Abidi was born in Karachi, the capital of Pakistani province of Sindh, in 1971. She has lived in New Delhi and Karachi, and currently resides in Berlin. In 1994, she chose to study painting and printmaking, earning a Bachelor of Arts from the National College of Arts in Lahore, Pakistan. From 1997 she studied at the Art Institute of Chicago, completing a master's degree in 1999.

While attending the Art Institute, she developed a profound interest in cinematography that led to her engagement with video as a medium. This is when performance and photography were incorporated in her creative process. These mediums have provided her with a powerful tool to address the problems of nationalism, specifically those surrounding the Indo-Pakistani conflicts and the violent legacy of the 1947 partition which divided the two countries. The uneven representation of these defining moments in the mass media was also featured in her works. She mainly focused upon how these issues affected everyday lives and individual experiences.

== Artistic practice ==

=== Early works ===
The subject of Abidi's earliest venture was a trilogy of humorous video diptychs that put spotlight on the ongoing hostility between Pakistan and India. She played the role of both an Indian woman and a Pakistani woman in Mangoes (1999), where they reminisce about the old times while eating mangoes. Their camaraderie is gradually replaced by conflict as nationalism, about the variety and quality of mangoes native to each country, hampers the discussion in progress.

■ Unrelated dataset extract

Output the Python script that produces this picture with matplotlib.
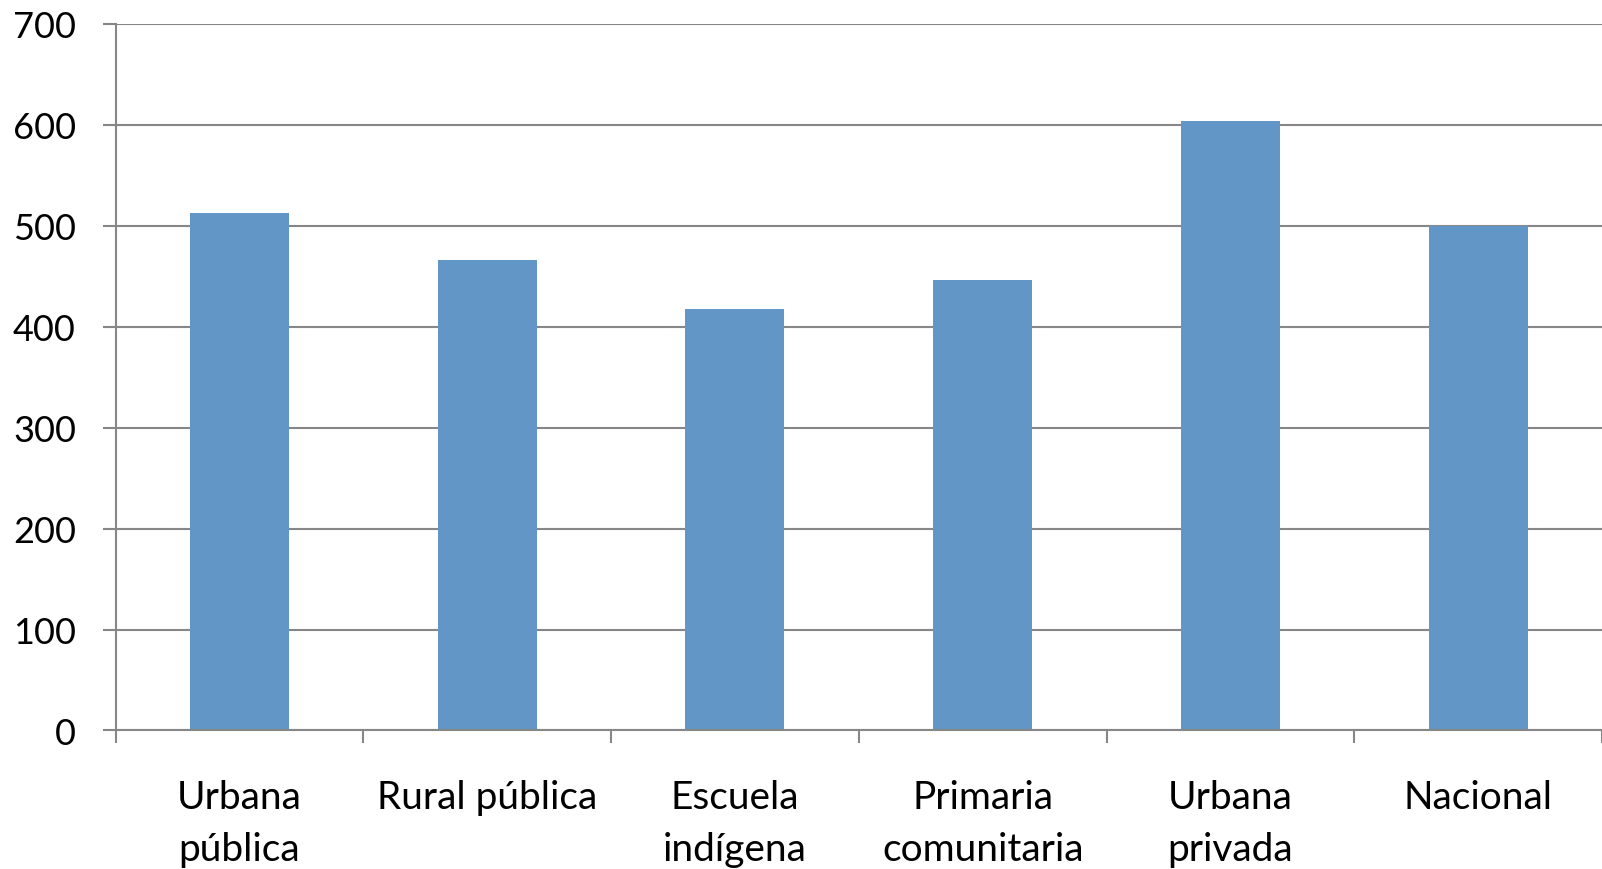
import numpy as np
import matplotlib
matplotlib.use("Agg")
import matplotlib.pyplot as plt

# data
categories = ["Urbana\npública", "Rural pública", "Escuela\nindígena",
              "Primaria\ncomunitaria", "Urbana\nprivada", "Nacional"]
values = [512, 466, 417, 446, 603, 500]
y_ticks = [0, 100, 200, 300, 400, 500, 600, 700]

bar_color = "#6196C7"
grid_color = "#878787"

plt.rcParams['font.family'] = ['Lato', 'DejaVu Sans']

fig = plt.figure(figsize=(16.02, 8.70), dpi=100)
ax = fig.add_axes([0.0721, 0.1592, 0.9279, 0.8126])

x = np.arange(len(categories))
ax.bar(x, values, width=0.4, color=bar_color, zorder=3)

ax.set_xlim(-0.5, len(categories) - 0.5)
ax.set_ylim(0, 700)
ax.set_yticks(y_ticks)
ax.yaxis.grid(True, color=grid_color, linewidth=1.5, zorder=0)

# major ticks at the category boundaries, labels on minor ticks at centres
ax.set_xticks(np.arange(len(categories) + 1) - 0.5)
ax.set_xticklabels([])
ax.set_xticks(x, minor=True)
ax.set_xticklabels(categories, minor=True, fontsize=28, linespacing=1.55)
ax.tick_params(axis="x", which="major", direction="out", length=9,
               width=1.5, color=grid_color)
ax.tick_params(axis="x", which="minor", length=0, pad=35)
ax.tick_params(axis="y", direction="out", length=9.5, width=1.5,
               color=grid_color, labelsize=26, pad=19)
for lab in ax.get_xticklabels(minor=True):
    lab.set_verticalalignment("top")

for side in ["top", "right"]:
    ax.spines[side].set_visible(False)
for side in ["left", "bottom"]:
    ax.spines[side].set_color(grid_color)
    ax.spines[side].set_linewidth(1.5)
    ax.spines[side].set_zorder(4)

fig.savefig("out.png", dpi=100)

On the similar lines, her work The News (2001) depicts the news anchors reporting the same international incident from their respective national perspectives. The conventions of costumes and the languages depicting each of the nations are precise. Even though these videos showcase the visual differences, the fact that Abidi herself plays both the roles puts emphasis on the cultural similarities between the two nations. It comes across as a visualization of the term “the nearness of difference” put forth by the scholar Homi Bhabha.

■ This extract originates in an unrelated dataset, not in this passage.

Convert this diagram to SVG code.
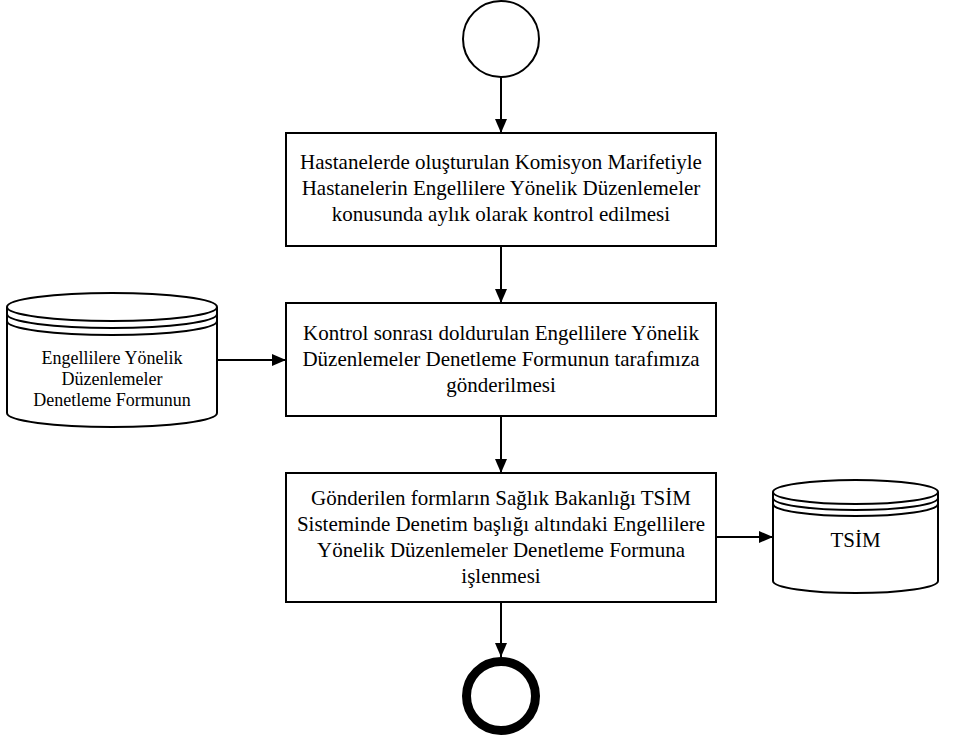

These early works, infused with humor and irony, highlights ways in which nationalism is enacted, reinforced and often subverted in everyday life. This was a theme that Abidi returned to in her subsequent videos. Applying a keen ethnographic eye to elements of Pakistani culture and politics, dialogues and a conventional narrative are often absent in her pieces. Her video works contain audio-visual footage put together in a striking fashion that makes the fictional narrative appears life-like. The film-making gaze of the artist offers a close-up view of a range of experiences of waiting wherein viewers can immerse themselves. It is through this experience of waiting that clear social hierarchies are visually established.

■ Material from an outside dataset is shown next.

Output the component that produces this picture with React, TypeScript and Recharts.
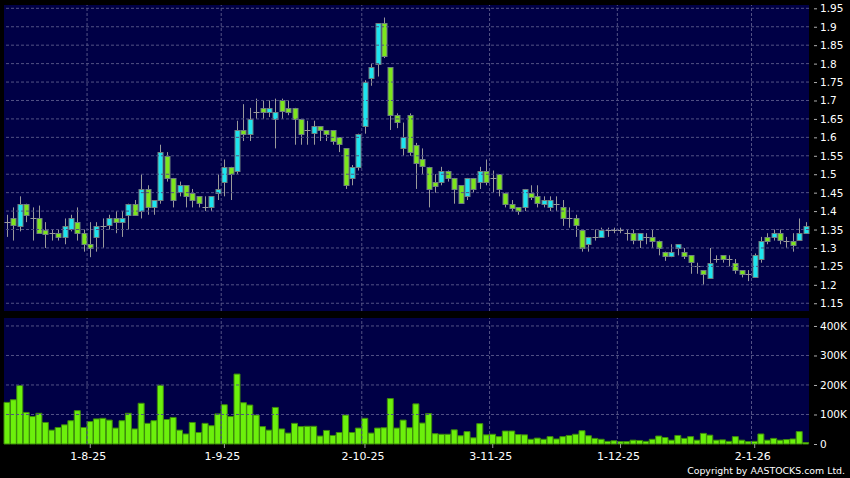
import { ComposedChart, Bar, XAxis, YAxis, CartesianGrid, ReferenceLine } from 'recharts';

// trading days shown, by month (d-m-yy labels are built from these)
const julDays = [15, 16, 17, 18, 21, 22, 23, 24, 25, 28, 29, 30, 31];
const augDays = [1, 4, 5, 6, 7, 8, 11, 12, 13, 14, 15, 18, 19, 20, 21, 22, 25, 26, 27, 28, 29];
const sepDays = [1, 2, 3, 4, 5, 8, 9, 10, 11, 12, 15, 16, 17, 18, 19, 22, 23, 24, 25, 26, 29, 30];
const octDays = [2, 3, 6, 8, 9, 10, 13, 14, 15, 16, 17, 20, 21, 22, 23, 24, 27, 28, 30, 31];
const novDays = [3, 4, 5, 6, 7, 10, 11, 12, 13, 14, 17, 18, 19, 20, 21, 24, 25, 26, 27, 28];
const decDays = [1, 2, 3, 4, 5, 8, 9, 10, 11, 12, 15, 16, 17, 18, 19, 22, 23, 24, 29, 30, 31];
const janDays = [2, 5, 6, 7, 8, 9, 12, 13, 14];

const monthTicks = ['1-8-25', '1-9-25', '2-10-25', '3-11-25', '1-12-25', '2-1-26'];
const priceTicks = [1.15, 1.2, 1.25, 1.3, 1.35, 1.4, 1.45, 1.5, 1.55, 1.6, 1.65, 1.7, 1.75, 1.8, 1.85, 1.9, 1.95];
const volumeTicks = [0, 100000, 200000, 300000, 400000];

const opens = [
  1.37, 1.38, 1.36, 1.42, 1.38, 1.38, 1.35, 1.34, 1.34, 1.33,
  1.35, 1.37, 1.34, 1.31, 1.33, 1.36, 1.36, 1.38, 1.37, 1.39,
  1.42, 1.40, 1.46, 1.41, 1.43, 1.55, 1.49, 1.45, 1.47, 1.45,
  1.44, 1.41, 1.41, 1.45, 1.48, 1.52, 1.51, 1.62, 1.61, 1.67,
  1.68, 1.67, 1.65, 1.70, 1.68, 1.68, 1.65, 1.62, 1.61, 1.63,
  1.62, 1.62, 1.60, 1.57, 1.49, 1.52, 1.63, 1.76, 1.80, 1.91,
  1.79, 1.66, 1.57, 1.66, 1.58, 1.54, 1.52, 1.48, 1.48, 1.51,
  1.49, 1.47, 1.44, 1.49, 1.48, 1.51, 1.49, 1.50, 1.45, 1.42,
  1.41, 1.41, 1.45, 1.44, 1.42, 1.41, 1.42, 1.41, 1.38, 1.38,
  1.35, 1.31, 1.33, 1.33, 1.35, 1.35, 1.35, 1.34, 1.34, 1.32,
  1.33, 1.33, 1.32, 1.29, 1.28, 1.30, 1.29, 1.28, 1.25, 1.24,
  1.22, 1.27, 1.28, 1.27, 1.26, 1.24, 1.23, 1.22, 1.27, 1.33,
  1.33, 1.34, 1.32, 1.32, 1.32, 1.34,
];
const highs = [
  1.39, 1.41, 1.44, 1.42, 1.41, 1.415, 1.37, 1.35, 1.35, 1.38,
  1.39, 1.41, 1.35, 1.37, 1.37, 1.38, 1.39, 1.40, 1.40, 1.42,
  1.43, 1.50, 1.47, 1.43, 1.58, 1.56, 1.49, 1.48, 1.47, 1.46,
  1.44, 1.44, 1.44, 1.50, 1.54, 1.52, 1.645, 1.69, 1.68, 1.705,
  1.70, 1.70, 1.705, 1.705, 1.70, 1.68, 1.65, 1.645, 1.645, 1.63,
  1.62, 1.62, 1.60, 1.57, 1.525, 1.61, 1.755, 1.80, 1.91, 1.925,
  1.79, 1.665, 1.64, 1.665, 1.585, 1.57, 1.52, 1.50, 1.52, 1.51,
  1.49, 1.47, 1.49, 1.49, 1.52, 1.54, 1.51, 1.50, 1.45, 1.43,
  1.41, 1.46, 1.47, 1.47, 1.44, 1.44, 1.44, 1.43, 1.41, 1.39,
  1.35, 1.33, 1.35, 1.355, 1.355, 1.355, 1.355, 1.35, 1.35, 1.34,
  1.34, 1.35, 1.32, 1.29, 1.31, 1.31, 1.30, 1.28, 1.26, 1.24,
  1.30, 1.28, 1.28, 1.28, 1.27, 1.24, 1.24, 1.285, 1.33, 1.34,
  1.35, 1.35, 1.33, 1.34, 1.38, 1.37,
];
const lows = [
  1.33, 1.32, 1.345, 1.37, 1.32, 1.34, 1.30, 1.32, 1.32, 1.31,
  1.345, 1.32, 1.29, 1.275, 1.29, 1.30, 1.35, 1.34, 1.33, 1.35,
  1.39, 1.38, 1.39, 1.39, 1.42, 1.48, 1.41, 1.44, 1.41, 1.41,
  1.41, 1.40, 1.40, 1.43, 1.44, 1.43, 1.50, 1.59, 1.59, 1.65,
  1.65, 1.655, 1.57, 1.65, 1.66, 1.58, 1.58, 1.58, 1.58, 1.59,
  1.59, 1.58, 1.56, 1.46, 1.47, 1.51, 1.61, 1.74, 1.765, 1.815,
  1.62, 1.625, 1.55, 1.55, 1.46, 1.50, 1.41, 1.45, 1.47, 1.48,
  1.42, 1.42, 1.43, 1.45, 1.46, 1.47, 1.45, 1.44, 1.41, 1.40,
  1.39, 1.40, 1.43, 1.41, 1.41, 1.40, 1.40, 1.36, 1.355, 1.33,
  1.29, 1.29, 1.32, 1.33, 1.33, 1.34, 1.34, 1.32, 1.31, 1.30,
  1.31, 1.30, 1.28, 1.265, 1.275, 1.28, 1.27, 1.23, 1.23, 1.20,
  1.22, 1.26, 1.26, 1.25, 1.23, 1.22, 1.21, 1.22, 1.26, 1.31,
  1.32, 1.31, 1.30, 1.29, 1.32, 1.34,
];
const closes = [
  1.37, 1.36, 1.42, 1.39, 1.38, 1.34, 1.34, 1.34, 1.33, 1.36,
  1.38, 1.34, 1.31, 1.30, 1.36, 1.36, 1.38, 1.37, 1.38, 1.42,
  1.39, 1.46, 1.41, 1.43, 1.56, 1.49, 1.43, 1.47, 1.44, 1.43,
  1.42, 1.41, 1.44, 1.46, 1.52, 1.50, 1.62, 1.61, 1.65, 1.67,
  1.67, 1.68, 1.67, 1.67, 1.67, 1.65, 1.61, 1.62, 1.63, 1.62,
  1.61, 1.59, 1.58, 1.47, 1.52, 1.61, 1.75, 1.79, 1.91, 1.82,
  1.66, 1.64, 1.60, 1.56, 1.53, 1.52, 1.46, 1.47, 1.51, 1.49,
  1.46, 1.42, 1.49, 1.46, 1.51, 1.48, 1.49, 1.46, 1.42, 1.41,
  1.40, 1.46, 1.44, 1.42, 1.43, 1.43, 1.42, 1.38, 1.38, 1.36,
  1.30, 1.33, 1.33, 1.35, 1.35, 1.35, 1.35, 1.34, 1.32, 1.34,
  1.33, 1.32, 1.30, 1.28, 1.29, 1.31, 1.28, 1.26, 1.25, 1.23,
  1.26, 1.27, 1.27, 1.27, 1.24, 1.23, 1.23, 1.28, 1.32, 1.32,
  1.34, 1.32, 1.32, 1.31, 1.34, 1.36,
];
// volume in thousands of shares
const volumesK = [
  141, 150, 198, 107, 93, 104, 73, 47, 56, 65,
  79, 113, 56, 76, 85, 87, 81, 54, 79, 104,
  51, 138, 70, 79, 199, 83, 90, 47, 34, 73,
  39, 70, 62, 102, 133, 93, 237, 140, 132, 98,
  59, 47, 124, 51, 37, 70, 59, 60, 60, 27,
  46, 29, 39, 98, 39, 54, 87, 37, 54, 55,
  154, 54, 81, 55, 136, 71, 103, 35, 33, 33,
  48, 28, 42, 21, 69, 31, 33, 25, 44, 44,
  32, 31, 16, 20, 16, 25, 17, 25, 29, 33,
  45, 28, 19, 16, 9, 11, 8, 8, 13, 12,
  9, 16, 27, 22, 13, 29, 19, 25, 13, 36,
  30, 13, 14, 9, 25, 13, 8, 9, 34, 13,
  19, 13, 15, 17, 42, 5,
];

const monthDays: [number[], string][] = [
  [julDays, '7-25'], [augDays, '8-25'], [sepDays, '9-25'], [octDays, '10-25'],
  [novDays, '11-25'], [decDays, '12-25'], [janDays, '1-26'],
];
const dates = monthDays.flatMap(([days, suffix]) => days.map((d) => `${d}-${suffix}`));

const data = dates.map((date, i) => ({
  date,
  open: opens[i],
  high: highs[i],
  low: lows[i],
  close: closes[i],
  range: [lows[i], highs[i]],
  volume: volumesK[i] * 1000,
}));

const NAVY = '#000046';
const GRID = '#525285';
const UP = '#1de4ef';
const DOWN = '#7de61c';
const FONT = '"DejaVu Sans", Verdana, sans-serif';

const Candle = (props: any) => {
  const { x, y, width, height, payload } = props;
  const { open, close, high, low } = payload;
  const cx = Math.round(x + width / 2) + 0.5;
  const k = high > low ? height / (high - low) : 0;
  const yOf = (v: number) => y + (high - v) * k;
  if (open === close) {
    const yy = Math.round(yOf(open)) + 0.5;
    return (
      <g>
        <line x1={cx} x2={cx} y1={y} y2={y + height} stroke="#9a9a9a" />
        <line x1={cx - 3} x2={cx + 3} y1={yy} y2={yy} stroke="#9a9a9a" />
      </g>
    );
  }
  const top = yOf(Math.max(open, close));
  const bot = yOf(Math.min(open, close));
  return (
    <g>
      <line x1={cx} x2={cx} y1={y} y2={y + height} stroke="#9a9a9a" />
      <rect
        x={cx - 2.5}
        y={Math.round(top) + 0.5}
        width={5}
        height={Math.max(Math.round(bot - top), 1)}
        fill={close > open ? UP : DOWN}
        stroke="#6f8080"
      />
    </g>
  );
};

const RightTick = ({ x, y, payload, fmt }: any) => (
  <g>
    <line x1={x + 5} x2={x + 8} y1={y + 0.5} y2={y + 0.5} stroke="#b0b0b0" />
    <text x={x + 11} y={y} dy={4} fill="#ffffff" fontSize={10.5} fontFamily={FONT}>
      {fmt(payload.value)}
    </text>
  </g>
);

const DateTick = ({ x, y, payload }: any) => (
  <text x={x - 2} y={y} dy={10} textAnchor="middle" fill="#ffffff" fontSize={11} fontFamily={FONT}>
    {payload.value}
  </text>
);

const fmtVol = (v: number) => (v === 0 ? '0' : `${v / 1000}K`);

const gridLines = (xs: string[], ys: number[]) => [
  ...ys.map((v) => (
    <ReferenceLine key={`h${v}`} y={v} stroke={GRID} strokeDasharray="3 2" />
  )),
  ...xs.map((m) => (
    <ReferenceLine key={`v${m}`} x={m} position="start" stroke={GRID} strokeDasharray="3 2" />
  )),
];

export default function App() {
  return (
    <div style={{ position: 'absolute', left: 0, top: 0, width: 850, height: 478, background: '#000', overflow: 'hidden' }}>
      <div style={{ position: 'absolute', left: 0, top: 0 }}>
        <ComposedChart width={850} height={312} data={data} margin={{ top: 5, right: 0, bottom: 1, left: 4 }} barCategoryGap={0}>
          <CartesianGrid fill={NAVY} fillOpacity={1} vertical={false} horizontal={false} />
          <XAxis dataKey="date" hide />
          <YAxis
            orientation="right"
            width={41}
            domain={[1.129, 1.959]}
            ticks={priceTicks}
            interval={0}
            axisLine={false}
            tickLine={false}
            tickSize={0}
            tickMargin={0}
            tick={<RightTick fmt={(v: number) => String(v)} />}
          />
          {gridLines(monthTicks, priceTicks)}
          <Bar dataKey="range" shape={<Candle />} isAnimationActive={false} />
        </ComposedChart>
      </div>
      <div style={{ position: 'absolute', left: 0, top: 312 }}>
        <ComposedChart width={850} height={166} data={data} margin={{ top: 6, right: 0, bottom: 0, left: 4 }} barCategoryGap={0}>
          <CartesianGrid fill={NAVY} fillOpacity={1} vertical={false} horizontal={false} />
          <XAxis
            dataKey="date"
            ticks={monthTicks}
            interval={0}
            height={34}
            axisLine={false}
            tickLine={{ stroke: '#9a9a9a' }}
            tickSize={4}
            tickMargin={2}
            tick={<DateTick />}
          />
          <YAxis
            orientation="right"
            width={41}
            domain={[0, 427000]}
            ticks={volumeTicks}
            interval={0}
            axisLine={false}
            tickLine={false}
            tickSize={0}
            tickMargin={0}
            tick={<RightTick fmt={fmtVol} />}
          />
          {gridLines(monthTicks, volumeTicks.filter((v) => v > 0))}
          <Bar dataKey="volume" fill="#6cf00c" stroke="#3d8a0c" barSize={6} isAnimationActive={false} />
        </ComposedChart>
      </div>
      <svg width={850} height={478} style={{ position: 'absolute', left: 0, top: 0, pointerEvents: 'none' }}>
        <text x={845} y={474} textAnchor="end" fill="#ffffff" fontSize={9.4} fontFamily={FONT}>
          Copyright by AASTOCKS.com Ltd.
        </text>
      </svg>
    </div>
  );
}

In addition to creating videos, Abidi also works with photography, digital imaging, and installations. Her photographic series Karachi (2009), is based in the multi-religious city where the artist grew up. During the holy month of Ramadan, the images were shot on the deserted streets of the city after sundown. When the Muslim masses retired indoors to end the day’s fast, Abidi staged scenarios that portrayed members of Pakistan’s religious minorities – Hindus, Christians and Zoroastrians. They emerged into the twilight to briefly claim some space in a public sphere that is quite hostile to religious differences. It is presented to viewers as a problem of perception, subtly questioning the inability of Pakistan's political vision to guarantee equal rights for all its citizens, regardless of religion.

=== Recent works ===
The threshold between the security of private life and the increasingly violent & unpredictable public space in contemporary Pakistan is a recurring recent interest for Abidi. Her more recent works builds upon her interests in satirizing bureaucracy, masculinity and patriotism. This allowed for poignantly subversive discourses to emerge even more than before. In her video work An Unforeseen Situation (2015), Abidi relates to a series of state-run competitions, organized by the Ministry of Sport in the Pakistani region of Punjab in 2014. According to reports, Pakistan broke several world records during these mass events. The artist used this as an opportunity to tell her own version of such an event – a failed competition for the greatest mass singing of the national anthem. In this way she unmasks the absurdity of such interactions between state-run staging and civilian performance.

== Notable exhibitions and collections ==

=== Solo exhibitions ===
Bani’s work has been a part of solo exhibitions at Sharjah Art Foundation, Sharjah (2019); Gropius-Bau, Berlin (2019); Neuer Berliner Kunstverein, Berlin (2017); Kunsthaus Hamburg (2016); Gandhara Art Space, Karachi (2016); Dallas Contemporary, US (2015); Kunstverein Arnsberg, Germany (2014); Experimenter Gallery, Kolkata (2012) and Baltic Centre for Contemporary Art, Gateshead, UK (2011) among many others.

=== Group exhibitions ===
Abidi's creations have also been featured in the group exhibitions at Lahore Biennale (2018); Gesellschaft für Aktuelle Kunst, Bremen, Germany (2017); Kiran Nadar Museum of Art, Delhi (2016); Bristol City Museum and Art Gallery, UK (2016); Museum of Modern Art, New York (2015); Latvia Centre for Contemporary Art, Riga (2015); Aga Khan Museum, Toronto (2014); 8th Berlin Biennale (2014); Guggenheim Museum, New York (2013); Haus der Kulturen der Welt, Berlin (2012); Kochi-Muziris Biennale (2012); 9th Shanghai Biennale (2012); dOCUMENTA (13), Kassel, Germany (2012); Devi Art Foundation, New Delhi (2012); ZKM Center for Art and Media, Karlsruhe, Germany (2011); 10th Lyon Biennale, France (2009); 7th Gwangju Biennale (2008); Singapore Biennale (2006) and Asia Society, New York (2006) being some of them.

=== Collections ===
Abidi’s work is a part of the collections at the Museum of Modern Art, New York; Guggenheim Museum, New York; British Museum, London; Tate Modern, London; Burger Collection, Hong Kong; Devi Arts Foundation, Gurugram, India and Sharjah Art Foundation to name a few.

She has been an artist-in-residence at DAAD Berliner Kunstlerprogram, Berlin (2011); Fukuoka Artist Exchange Program, Japan (2005); KHOJ International Artists Residency, New Delhi (2001) and Skowhegan School of Painting and Sculpture, US (2000). She was awarded a Sharjah Art Foundation Production Programme grant in 2010.